The goal of this project is to provide an analyst with a graph that would illustrate all important activities of the sample, for example process creation or code injection, based on the logs available.

Graph visualisations offered by existing solutions can serve as an inspiration for designing the feature. Examples: https://www.joesandbox.com/analysis/347016/0/html#behaviorGraph https://www.vmray.com/analyses/303ad8c115d9/report/behavior_grouped.html https://procdot.com/

The scope of the project includes proposing a design of the visualization for a limited set of activities (at least process creation, termination, code injection), evaluation of open source JavaScript visualization libraries for graph layout and rendering (D3.js, Dagre, ELK, etc.) and implementing the feature in DRAKVUF Sandbox.


#18 - TANNER Web Improvement

Mentor: Mehtab Zafar

Project type: Improving existing tool

Project URL: https://github.com/mushorg/tanner

Project hours: 175

TANNER has support for both an API and a WEB application.

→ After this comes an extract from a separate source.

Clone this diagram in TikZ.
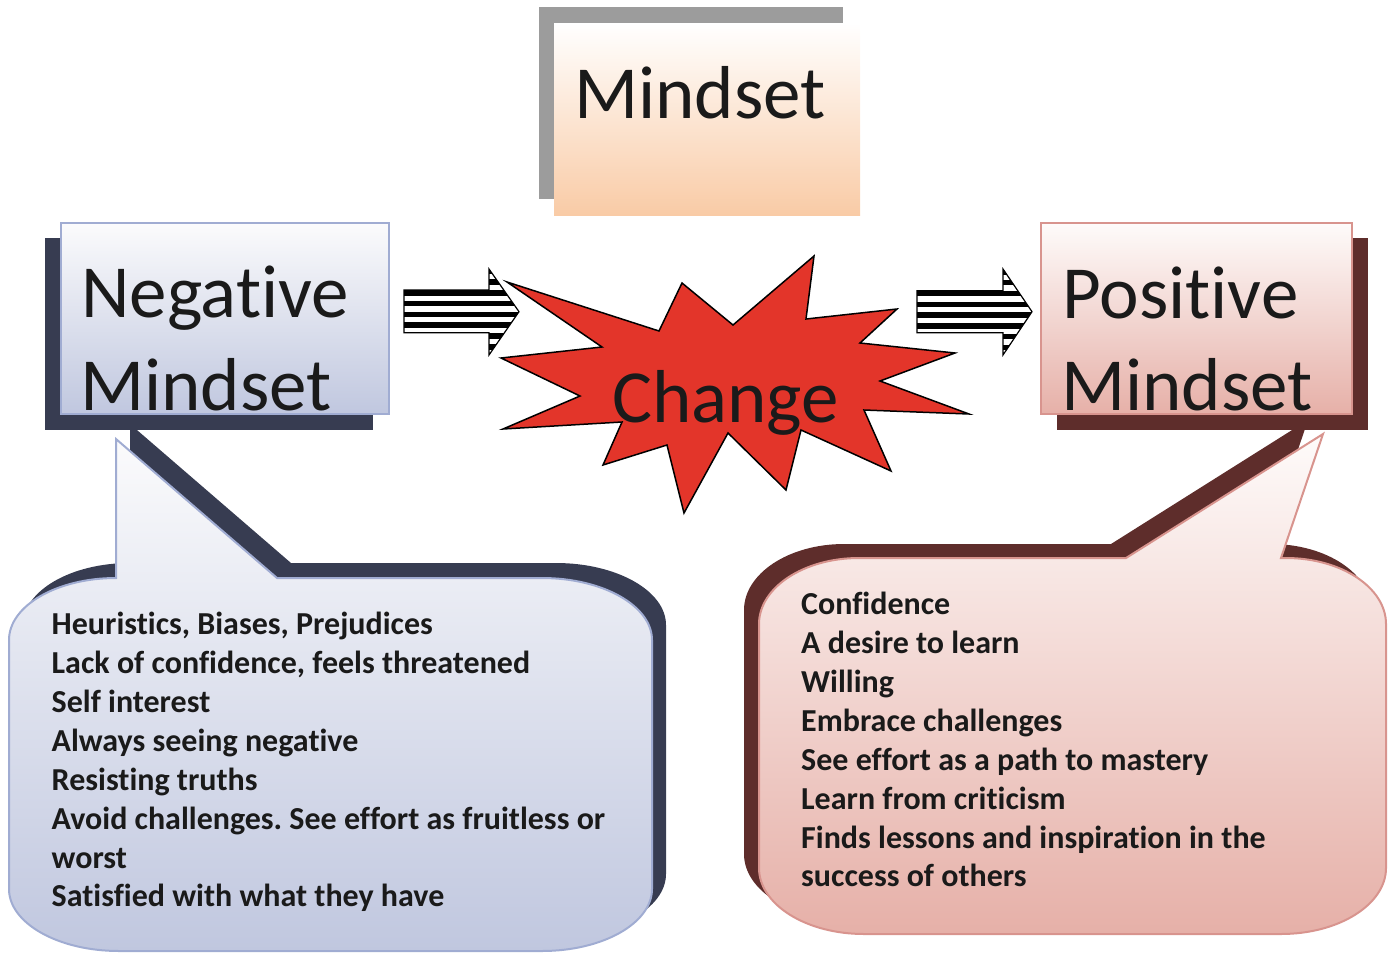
\documentclass[tikz,border=0pt]{standalone}
\usepackage{fontspec}
\setmainfont{Carlito}[Ligatures=NoCommon]
\definecolor{inkc}{RGB}{26,26,26}
\definecolor{peach}{RGB}{249,203,166}
\definecolor{peachmid}{RGB}{252,230,212}
\definecolor{greyshadow}{RGB}{156,156,156}
\definecolor{navyshadow}{RGB}{55,60,81}
\definecolor{brownshadow}{RGB}{94,45,43}
\definecolor{negtop}{RGB}{251,251,252}
\definecolor{negbot}{RGB}{192,199,223}
\definecolor{negline}{RGB}{160,172,210}
\definecolor{postop}{RGB}{254,251,250}
\definecolor{posbot}{RGB}{230,176,168}
\definecolor{posline}{RGB}{216,148,142}
\definecolor{burst}{RGB}{227,53,42}
\frenchspacing
\begin{document}
\begin{tikzpicture}[x=1pt,y=-1pt,
  bigtext/.style={font=\fontsize{75}{75}\selectfont, inner sep=0pt, anchor=base west, text=inkc},
  listtext/.style={font=\fontsize{32}{39}\selectfont\bfseries, inner sep=0pt, anchor=base west, text=inkc},
  negfill/.style={top color=negtop, bottom color=negbot, draw=negline, line width=2pt},
  posfill/.style={top color=postop, bottom color=posbot, draw=posline, line width=2pt},
  stripedge/.style={draw=black, line width=1.2pt, line join=miter}]
\useasboundingbox (0,0) rectangle (1394,953);

% ---------- title box ----------
\fill[greyshadow] (539,7) rectangle (843,199);
\path[top color=white, middle color=peachmid, bottom color=peach] (554,23) rectangle (860,215);
\node[bigtext] (title) at (574,118) {Mindset};

% ---------- striped arrows ----------
\newcommand{\leftarrowpath}{(404,290) -- (489,290) -- (489,269) -- (519,311.7) -- (489,355) -- (489,332.7) -- (404,332.7) -- cycle}
\newcommand{\rightarrowpath}{(917,290.7) -- (1003,290.7) -- (1003,269) -- (1032,311.7) -- (1003,355) -- (1003,332.7) -- (917,332.7) -- cycle}
\begin{scope}
  \clip \leftarrowpath;
  \fill[white] (400,260) rectangle (525,360);
  \foreach \k in {-2,...,6}
    \fill[black] (400,{290+10.8*\k}) rectangle (525,{295.5+10.8*\k});
\end{scope}
\draw[stripedge] \leftarrowpath;
\begin{scope}
  \clip \rightarrowpath;
  \fill[white] (910,260) rectangle (1040,360);
  \foreach \k in {-2,...,6}
    \fill[black] (910,{290.7+10.8*\k}) rectangle (1040,{296.2+10.8*\k});
\end{scope}
\draw[stripedge] \rightarrowpath;

% ---------- burst ----------
\filldraw[fill=burst, draw=black, line width=1.5pt, line join=miter]
  (507,282) -- (659,331) -- (682,283) -- (733,325) -- (814,256) -- (806,319)
  -- (897,309) -- (860,343) -- (955,353) -- (880,381) -- (969,414) -- (864,410)
  -- (891,471) -- (801,430) -- (786,490) -- (728,433) -- (684,513) -- (667,445)
  -- (603,465) -- (622,422) -- (503,429) -- (580,396) -- (501,358) -- (602,347) -- cycle;
\node[bigtext, anchor=base] (change) at (725.5,422) {Change};

% ---------- box shadows ----------
\fill[navyshadow] (45,238) rectangle (373,430);
\fill[brownshadow] (1057,238) rectangle (1368,430);

% ---------- callout outlines ----------
\newcommand{\negcallout}{(9,640) .. controls (9,605.8) and (56.9,578) .. (116,578)
  -- (116,439) -- (277,578) -- (542,578)
  .. controls (602.7,578) and (652,605.8) .. (652,640) -- (652,889)
  .. controls (652,923.2) and (602.7,951) .. (542,951) -- (119,951)
  .. controls (58.3,951) and (9,923.2) .. (9,889) -- cycle}
\newcommand{\poscallout}{(759,624) .. controls (759,587.6) and (803.8,558) .. (859,558)
  -- (1126,558) -- (1323,434) -- (1281,558) -- (1286,558)
  .. controls (1341.2,558) and (1386,587.6) .. (1386,624) -- (1386,868)
  .. controls (1386,904.4) and (1339,934) .. (1281,934) -- (864,934)
  .. controls (806,934) and (759,904.4) .. (759,868) -- cycle}

\begin{scope}[shift={(14,-15)}]
  \fill[navyshadow] \negcallout;
\end{scope}
\path[negfill] \negcallout;

\begin{scope}[shift={(-15,-14)}]
  \fill[brownshadow] \poscallout;
\end{scope}
\path[posfill] \poscallout;

% ---------- mindset boxes ----------
\path[negfill] (61,223) rectangle (389,414);
\node[bigtext] (negA) at (81,317) {Negative};
\node[bigtext] (negB) at (80,410) {Mindset};

\path[posfill] (1041,223) rectangle (1352,414);
\node[bigtext] (posA) at (1062,318) {Positive};
\node[bigtext] (posB) at (1061,410) {Mindset};

% ---------- lists ----------
\foreach \t [count=\i from 0] in {{Heuristics, Biases, Prejudices},
    {Lack of confidence, feels threatened}, {Self interest},
    {Always seeing negative}, {Resisting truths},
    {Avoid challenges. See effort as fruitless or}, {worst},
    {Satisfied with what they have}}
  \node[listtext] (neg\i) at (51.5,{634.3+38.95*\i}) {\t};

\foreach \t [count=\i from 0] in {{Confidence}, {A desire to learn}, {Willing},
    {Embrace challenges}, {See effort as a path to mastery},
    {Learn from criticism}, {Finds lessons and inspiration in the},
    {success of others}}
  \node[listtext] (pos\i) at (801,{614.6+38.9*\i}) {\t};
\end{tikzpicture}
\end{document}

API is responsible for performing search operations and web application shows the data inconvenient way. Even though the current system allows to search and filter based on session attributes, there is a lack of visual representation for aggregated metrics. Right now TANNER returns the session information in a table view, however, designing API requests and improving visualization might give the user a more appealing tool to work with the collected data. So it would be a great addition if we improve the frontal view of that data. Also, add support for graphical presentation such as pie/line/bar charts visualizing all the data stored in the database.